A slight increase in the number of corporate insolvencies towards the end of 2007 could be just a taster of what’s to come this year, it has been claimed.

A partner at business advisory and accountancy firm Grant Thornton has warned that the small rise in corporate insolvencies that marked the end of last year is just the prelude to a far more difficult year in 2008.

Malcolm Shierson, recovery and reorganisation partner at Grant Thornton, said: “We now expect the number of corporate insolvencies to increase by 10-15% in 2008, as many of the credit arrangements offering life support to ailing companies have almost disappeared. It is increasingly unlikely that there will be a quick return to business as usual.”

The Insolvency Service revealed that there were 3,135 liquidations in England and Wales in quarter four of 2007, an increase of 0.3% on the previous quarter. However, this was a decrease of 2.1% on the same period in 2006.

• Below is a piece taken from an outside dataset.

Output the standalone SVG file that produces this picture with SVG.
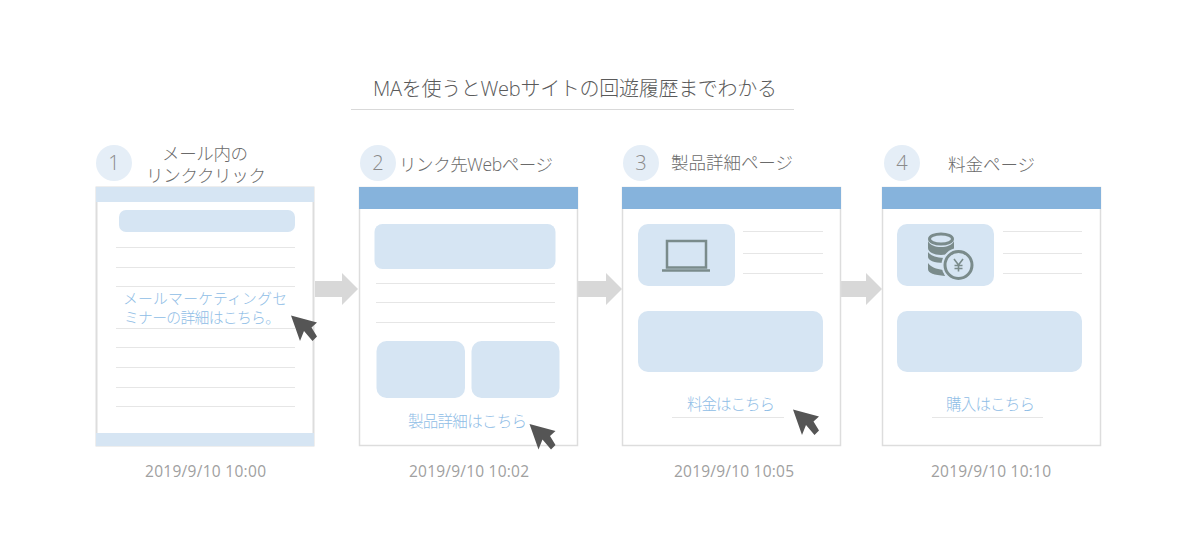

The number of companies going into administration (although this typically involved larger firms) increased significantly, from 506 in quarter three to 557 in quarter four.

Shierson said that in current conditions, two key options for securing credit are becoming increasingly difficult to arrange – selling on debt and refinancing.

He added that many traditional lenders are now focusing more on the clients they know well, rather than taking the refinancing risks they may have six months ago.

Shierson said: “Many businesses are hoping to simply ride out the credit crunch, but it is now clear the wait-and-see approach is not sustainable. If a company is experiencing difficulties operating within facility limits, the time to act is now.”